Time for Review Process
We strive to be as fast as possible; however it can take time because sometimes the appropriate referees for a particular manuscript might not be available or busy for a while.  Usually, the time for handling a manuscript from submission to first decision is expected to be around five weeks.  If Referees agree to examine a manuscript in a timely manner but are delayed or fail to provide a review despite regular reminders from the Journal, the Manuscript Editor may make a decision based on the completed reviews or s/he might decide to request other referees.  It may also be necessary to seek a further opinion from other experts should the Referees' reports contradict one another.  In such cases, the review process will take a little longer but the Manuscript Editor will make every effort to minimize the delay.

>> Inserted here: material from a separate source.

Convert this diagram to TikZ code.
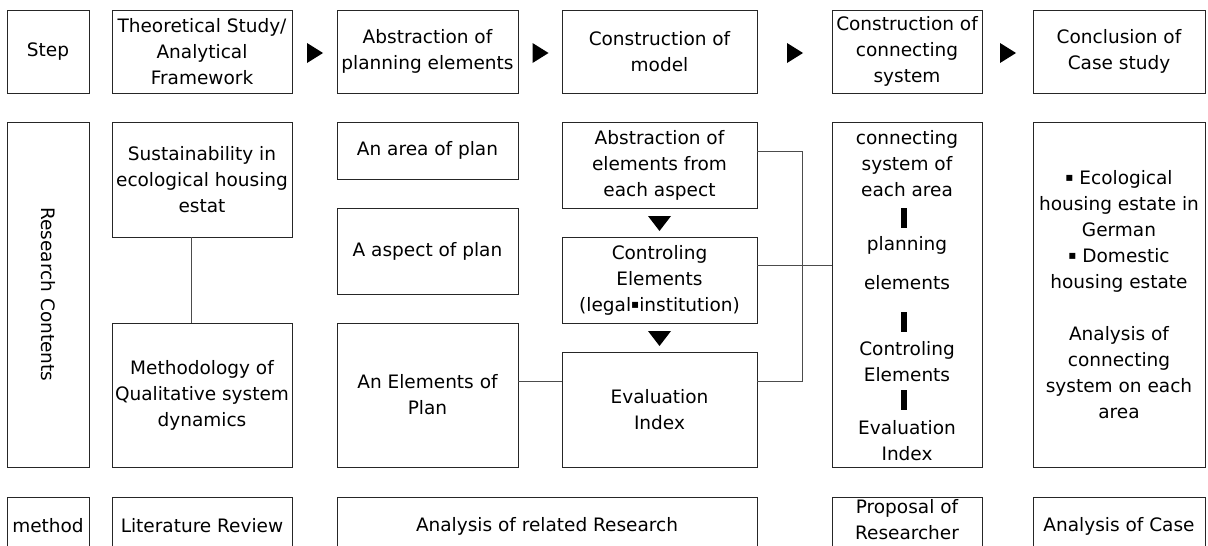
\documentclass[tikz,border=0pt]{standalone}
\usepackage{fontspec}
\setmainfont{DejaVu Sans}
\usetikzlibrary{calc}
\tikzset{
  box/.style={draw=black!85, line width=0.9pt, inner sep=0pt, align=center},
  txt/.style={inner sep=0pt, align=center},
  link/.style={draw=black!70, line width=0.9pt},
  tri/.style={fill=black},
  bar/.style={fill=black, inner sep=0pt, minimum width=6pt, minimum height=20pt},
}
\newcommand\bx[6]{\node[box, minimum width={(#4-#2)*1pt}, minimum height={(#5-#3)*1pt}] (#1) at ({(#2+#4)/2},{(#3+#5)/2}) {#6};}
\newcommand\sq{\raisebox{2.5pt}{\fontsize{12}{26}\selectfont ▪}}
\begin{document}
\begin{tikzpicture}[x=1pt, y=-1pt, every node/.append style={font=\fontsize{18.5}{26}\selectfont}]
\useasboundingbox (0,0) rectangle (1208,546);
\clip (0,0) rectangle (1208,546);
% top row
\bx{step}{7}{10}{89}{93}{Step}
\bx{theo}{112}{10}{292}{93}{Theoretical Study/\\Analytical\\Framework}
\bx{abst}{337}{10}{518}{93}{Abstraction of\\planning elements}
\bx{cmod}{562}{10}{757}{93}{Construction of\\model}
\bx{csys}{832}{10}{982}{93}{Construction of\\connecting\\system}
\bx{concl}{1033}{10}{1205}{93}{Conclusion of\\Case study}
% arrows between steps
\coordinate (m1) at ($(theo.east)!0.5!(abst.west)$);
\coordinate (m2) at ($(abst.east)!0.5!(cmod.west)$);
\coordinate (m3) at ($(cmod.east)!0.5!(csys.west)$);
\coordinate (m4) at ($(csys.east)!0.5!(concl.west)$);
\foreach \m in {m1,m2,m3,m4}{
  \fill[tri] ($(\m)+(-7.5,-8.5)$) -- ($(\m)+(8.5,1.5)$) -- ($(\m)+(-7.5,11.5)$) -- cycle;
}
% middle row
\bx{rc}{7}{122}{89}{467}{}
\node[txt, rotate=-90] (rct) at (rc) {Research Contents};
\bx{sus}{112}{122}{292}{237}{Sustainability in\\ecological housing\\estat}
\bx{meth}{112}{323}{292}{467}{Methodology of\\Qualitative system\\dynamics}
\bx{area}{337}{122}{518}{179}{An area of plan}
\bx{asp}{337}{208}{518}{294}{A aspect of plan}
\bx{elem}{337}{323}{518}{467}{An Elements of\\Plan}
\bx{abse}{562}{122}{757}{208}{Abstraction of\\elements from\\each aspect}
\bx{ctrl}{562}{237}{757}{323}{Controling\\Elements\\(legal\sq institution)}
\bx{eval}{562}{352}{757}{467}{Evaluation\\Index}
\bx{conn}{832}{122}{982}{467}{}
\bx{case}{1033}{122}{1205}{467}{\sq\ Ecological\\housing estate in\\German\\\sq\ Domestic\\housing estate\\[26pt]Analysis of\\connecting\\system on each\\area}
% down triangles
\coordinate (d1) at ($(abse.south)!0.5!(ctrl.north)$);
\coordinate (d2) at ($(ctrl.south)!0.5!(eval.north)$);
\foreach \d in {d1,d2}{
  \fill[tri] ($(\d)+(-11.5,-6.5)$) -- ($(\d)+(11.5,-6.5)$) -- ($(\d)+(0,8.5)$) -- cycle;
}
% connecting system contents
\node[txt] (c1) at (907,164) {connecting\\system of\\each area};
\node[bar] (b1) at (904,217.5) {};
\node[txt] (c2) at (907,245) {planning};
\node[txt] (c3) at (907,283) {elements};
\node[bar] (b2) at (904,321.5) {};
\node[txt] (c4) at (907,361.5) {Controling\\Elements};
\node[bar] (b3) at (904,400) {};
\node[txt] (c5) at (907,440.5) {Evaluation\\Index};
% connectors
\draw[link] ([xshift=-11pt]sus.south) -- ([xshift=-11pt]meth.north);
\draw[link] ([yshift=14pt]elem.east) -- ([yshift=14pt]elem.east -| eval.west);
\coordinate (j1) at (802,151);
\coordinate (j2) at (802,381);
\draw[link] (abse.east |- j1) -- (j1) -- (j2) -- (eval.east |- j2);
\draw[link] ([yshift=15pt]ctrl.east) -- ([yshift=15pt]ctrl.east -| conn.west);
% bottom row
\bx{mth}{7}{497}{89}{580}{}
\bx{lit}{112}{497}{292}{580}{}
\bx{rel}{337}{497}{757}{580}{}
\bx{prop}{832}{497}{982}{580}{}
\bx{anc}{1033}{497}{1205}{580}{}
\node[txt] (mtht) at (48,526) {method};
\node[txt] (litt) at (202,526) {Literature Review};
\node[txt] (relt) at (547,526) {Analysis of related Research};
\node[txt] (propt) at (907,520) {Proposal of\\Researcher};
\node[txt] (anct) at (1119,526) {Analysis of Case};
\end{tikzpicture}
\end{document}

When the author resubmits the revised version of the manuscript and if the Manuscript Editor decides for a second round of review, the manuscript is sent to the reviewer usually within one week of receipt.  In general, one round of re-review is permitted for manuscripts deemed to have major issues.  To correct relatively minor issues that the Manuscript Editor feels, subsequent rounds of reviews may be necessary.  Such minor corrections could be handled by the Manuscript Editor her/himself for a quick final decision on the manuscript.
Step 5: Final Decision
As noted, Referees and the Manuscript Editor are key actors in making decision to accept or reject a manuscript.  However, the Editor-in-Chief makes the final decision in this regard.  While taking such a decision, the Editor-in-Chief may consult with other Editors or members of the Editorial Board.  Once the Editor-in-Chief makes the decision, that is considered final and no complaints are received by the author or by anyone else on behalf of the author about the decision.